Type | 128 bins (sec) |
---|---|
CPU | 1060 |
K40 | 373 |
GTX 1080Ti (11GB) | 301 |
2xGTX 1080 (8GB) | 285 |
P40 | 123 |
P100-PCI | 82 |
V100-PCI | 69.8 |
As you can see CatBoost GPU version significantly outperforms CPU training time even on old generation GPU (Tesla K40) and gains impressive x15 speed up on flagship NVIDIA V100 card.
Dataset #2: Epsilon (400K samples, 2000 features) to benchmark our performance on dense numerical dataset. In the table we report training time for different levels of binarizations: default 128 bins and 32 bins which is often sufficient. Note that Epsilon dataset has not enough samples to fully utilize GPU, and with bigger datasets we observe up to 40x speed ups.
Type | 128 bins (sec) | 32 bins (sec) |
---|---|---|
CPU | 713 | 653 |
K40 | 547 | 248 |
GTX 1080 (8GB) | 194 | 120 |
P40 | 162 | 91 |
GTX 1080Ti (11GB) | 145 | 88 |
P100-PCI | 127 | 70 |
V100-PCI | 77 | 49 |
GPU training performance: comparison with baselines
Configuration: NVIDIA P100 accelerator, dual-core Intel Xeon E5-2660 CPU and 128GB RAM
Dataset: Epsilon (400K samples for train, 100K samples for test).
Libraries: CatBoost, LightGBM, XGBoost (we use histogram-based version, exact version is very slow)
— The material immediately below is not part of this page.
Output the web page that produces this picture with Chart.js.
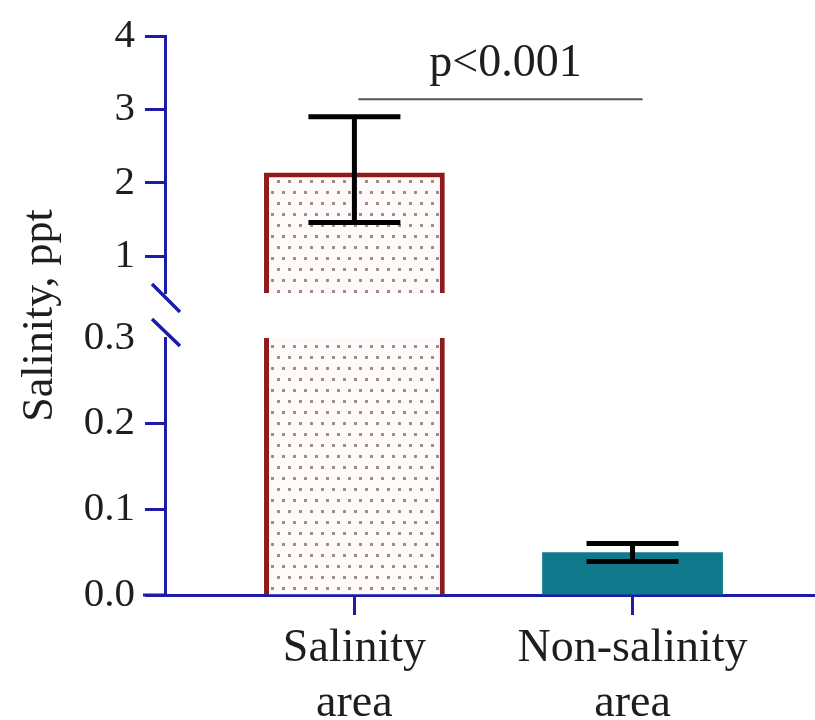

Methodology: We measured mean tree construction time one can achieve without using feature subsampling and/or bagging. For XGBoost and CatBoost we use default tree depth equal to 6, for LightGBM we set leafs count to 64 to have more comparable results. We set bin to 15 for all 3 methods. Such bin count gives the best performance and the lowest memory usage for LightGBM and CatBoost (128-255 bin count usually leads both algorithms to run 2-4 times slower). For XGBoost we could use even smaller bin count but performance gains compared to 15 bins are too small to account for. All algorithms were run with 16 threads, which is equal to hardware core count.
By default CatBoost uses bias-fighting scheme . This scheme is by design 2-3 times slower then classical boosting approach. CatBoost GPU implementation contains a mode based on classic scheme for those who need best training performance. We used classic scheme mode in our benchmark.
We set such learning rate that algorithms start to overfit approximately after 8000 rounds (learning curves are displayed at figure above, quality of obtained models differs by approximately 0.5%). We measured time to train ensembles of 8000 trees. Mean tree construction time for CatBoost was 17.9ms, for XGBoost 488ms, for LightGBM 40ms. As you can see CatBoost 2 times faster then LightGBM and 20 times faster then XGBoost.
Don’t forget to examine CatBoost GPU documentation. As usual, you could find all the code on GitHub.
Any contribution and issues are appreciated!